Problem —
Drop every picture, then transcribe the remaining data exactly.

**** Source excerpt ****

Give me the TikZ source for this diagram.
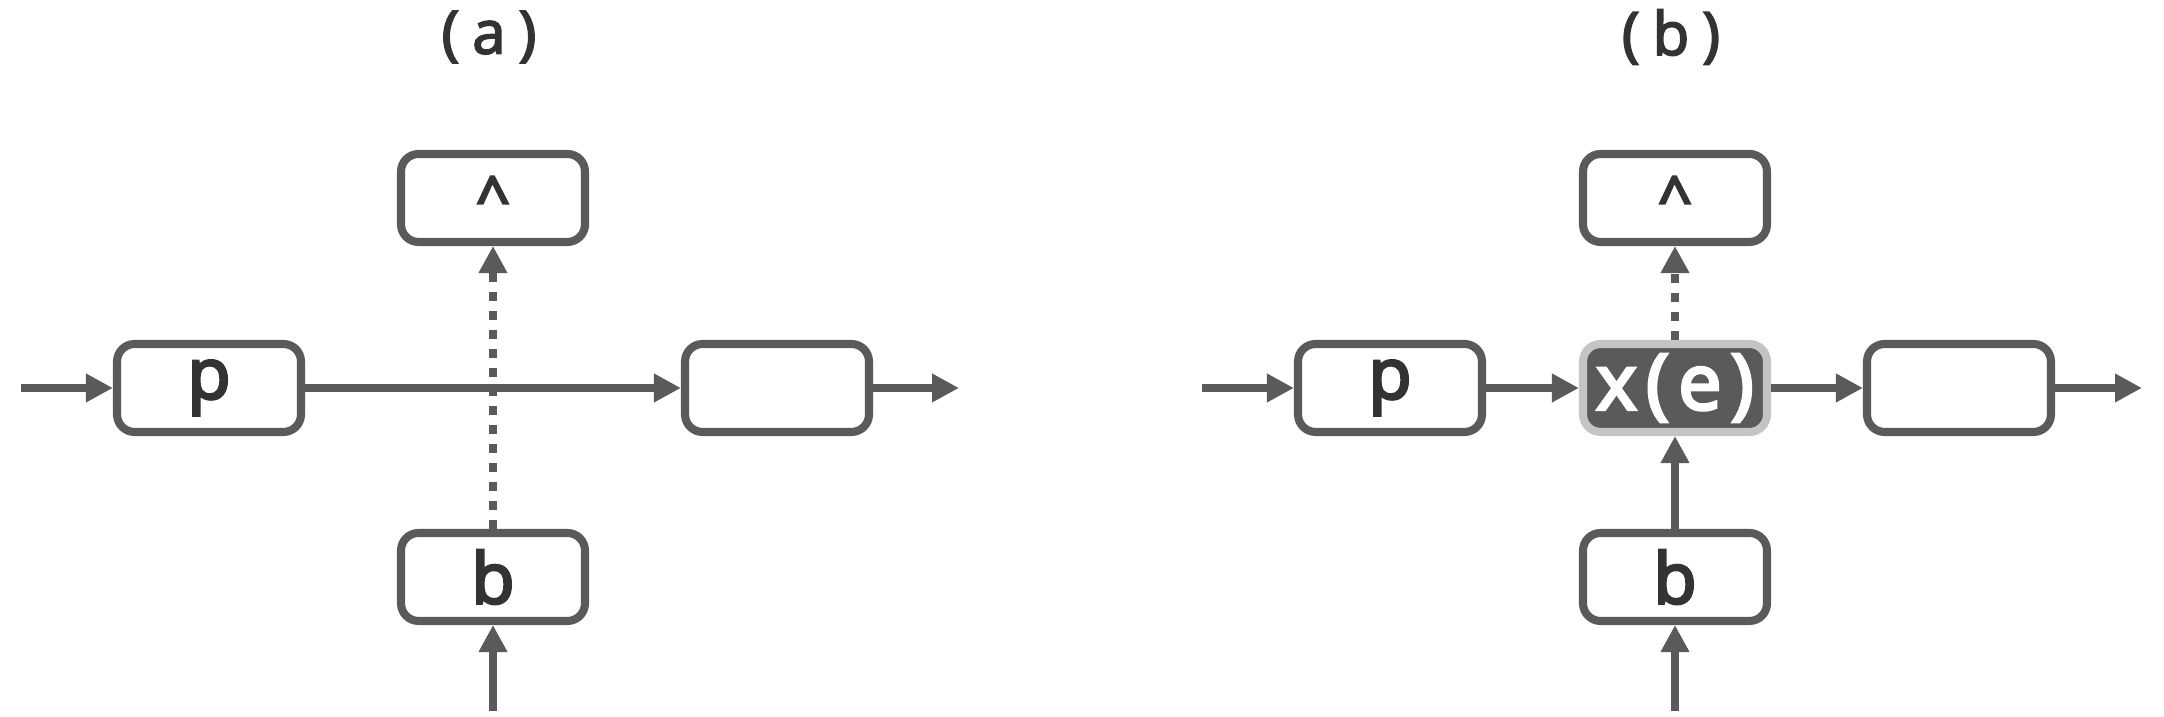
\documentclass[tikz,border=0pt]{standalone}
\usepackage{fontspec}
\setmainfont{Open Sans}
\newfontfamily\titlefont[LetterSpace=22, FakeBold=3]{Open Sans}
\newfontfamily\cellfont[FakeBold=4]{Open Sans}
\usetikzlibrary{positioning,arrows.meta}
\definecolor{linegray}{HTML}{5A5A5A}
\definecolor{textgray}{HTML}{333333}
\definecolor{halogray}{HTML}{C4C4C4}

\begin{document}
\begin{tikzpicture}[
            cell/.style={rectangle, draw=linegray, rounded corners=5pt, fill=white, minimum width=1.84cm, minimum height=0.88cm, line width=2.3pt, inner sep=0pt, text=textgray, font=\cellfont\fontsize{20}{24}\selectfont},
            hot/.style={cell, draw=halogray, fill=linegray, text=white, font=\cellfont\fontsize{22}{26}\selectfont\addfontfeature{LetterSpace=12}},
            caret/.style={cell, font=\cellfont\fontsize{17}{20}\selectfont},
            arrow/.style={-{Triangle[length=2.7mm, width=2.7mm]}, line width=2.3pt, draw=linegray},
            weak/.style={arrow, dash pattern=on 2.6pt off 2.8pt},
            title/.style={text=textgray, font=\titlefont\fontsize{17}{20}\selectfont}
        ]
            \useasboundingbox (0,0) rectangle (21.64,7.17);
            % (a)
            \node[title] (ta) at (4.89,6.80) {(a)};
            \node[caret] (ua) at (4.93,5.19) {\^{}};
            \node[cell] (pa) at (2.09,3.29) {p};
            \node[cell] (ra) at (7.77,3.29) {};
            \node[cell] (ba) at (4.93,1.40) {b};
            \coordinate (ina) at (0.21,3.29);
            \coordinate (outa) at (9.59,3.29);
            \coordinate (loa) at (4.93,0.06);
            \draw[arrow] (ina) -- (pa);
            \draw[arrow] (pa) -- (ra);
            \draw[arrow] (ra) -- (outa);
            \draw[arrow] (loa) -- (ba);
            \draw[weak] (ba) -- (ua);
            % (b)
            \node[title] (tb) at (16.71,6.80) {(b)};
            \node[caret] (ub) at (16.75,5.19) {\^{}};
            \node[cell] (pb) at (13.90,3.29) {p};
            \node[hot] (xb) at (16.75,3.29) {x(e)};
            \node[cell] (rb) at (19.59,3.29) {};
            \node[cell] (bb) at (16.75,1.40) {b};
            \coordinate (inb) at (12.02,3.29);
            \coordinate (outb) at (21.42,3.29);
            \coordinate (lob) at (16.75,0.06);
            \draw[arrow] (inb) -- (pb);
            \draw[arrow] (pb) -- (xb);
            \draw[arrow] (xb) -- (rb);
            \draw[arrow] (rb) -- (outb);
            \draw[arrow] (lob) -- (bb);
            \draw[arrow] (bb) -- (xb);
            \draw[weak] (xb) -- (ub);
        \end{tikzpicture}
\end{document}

****

Result for this exercise —
Give me the TikZ source for this diagram.
\documentclass[tikz,border=0pt]{standalone}
\usepackage{fontspec}
\setmainfont{Open Sans}
\newfontfamily\titlefont[LetterSpace=22, FakeBold=3]{Open Sans}
\newfontfamily\cellfont[FakeBold=4]{Open Sans}
\usetikzlibrary{positioning,arrows.meta}
\definecolor{linegray}{HTML}{5A5A5A}
\definecolor{textgray}{HTML}{333333}
\definecolor{halogray}{HTML}{C4C4C4}

\begin{document}
\begin{tikzpicture}[
            cell/.style={rectangle, draw=linegray, rounded corners=5pt, fill=white, minimum width=1.84cm, minimum height=0.88cm, line width=2.3pt, inner sep=0pt, text=textgray, font=\cellfont\fontsize{20}{24}\selectfont},
            hot/.style={cell, draw=halogray, fill=linegray, text=white, font=\cellfont\fontsize{22}{26}\selectfont\addfontfeature{LetterSpace=12}},
            caret/.style={cell, font=\cellfont\fontsize{17}{20}\selectfont},
            arrow/.style={-{Triangle[length=2.7mm, width=2.7mm]}, line width=2.3pt, draw=linegray},
            weak/.style={arrow, dash pattern=on 2.6pt off 2.8pt},
            title/.style={text=textgray, font=\titlefont\fontsize{17}{20}\selectfont}
        ]
            \useasboundingbox (0,0) rectangle (21.64,7.17);
            % (a)
            \node[title] (ta) at (4.89,6.80) {(a)};
            \node[caret] (ua) at (4.93,5.19) {\^{}};
            \node[cell] (pa) at (2.09,3.29) {p};
            \node[cell] (ra) at (7.77,3.29) {};
            \node[cell] (ba) at (4.93,1.40) {b};
            \coordinate (ina) at (0.21,3.29);
            \coordinate (outa) at (9.59,3.29);
            \coordinate (loa) at (4.93,0.06);
            \draw[arrow] (ina) -- (pa);
            \draw[arrow] (pa) -- (ra);
            \draw[arrow] (ra) -- (outa);
            \draw[arrow] (loa) -- (ba);
            \draw[weak] (ba) -- (ua);
            % (b)
            \node[title] (tb) at (16.71,6.80) {(b)};
            \node[caret] (ub) at (16.75,5.19) {\^{}};
            \node[cell] (pb) at (13.90,3.29) {p};
            \node[hot] (xb) at (16.75,3.29) {x(e)};
            \node[cell] (rb) at (19.59,3.29) {};
            \node[cell] (bb) at (16.75,1.40) {b};
            \coordinate (inb) at (12.02,3.29);
            \coordinate (outb) at (21.42,3.29);
            \coordinate (lob) at (16.75,0.06);
            \draw[arrow] (inb) -- (pb);
            \draw[arrow] (pb) -- (xb);
            \draw[arrow] (xb) -- (rb);
            \draw[arrow] (rb) -- (outb);
            \draw[arrow] (lob) -- (bb);
            \draw[arrow] (bb) -- (xb);
            \draw[weak] (xb) -- (ub);
        \end{tikzpicture}
\end{document}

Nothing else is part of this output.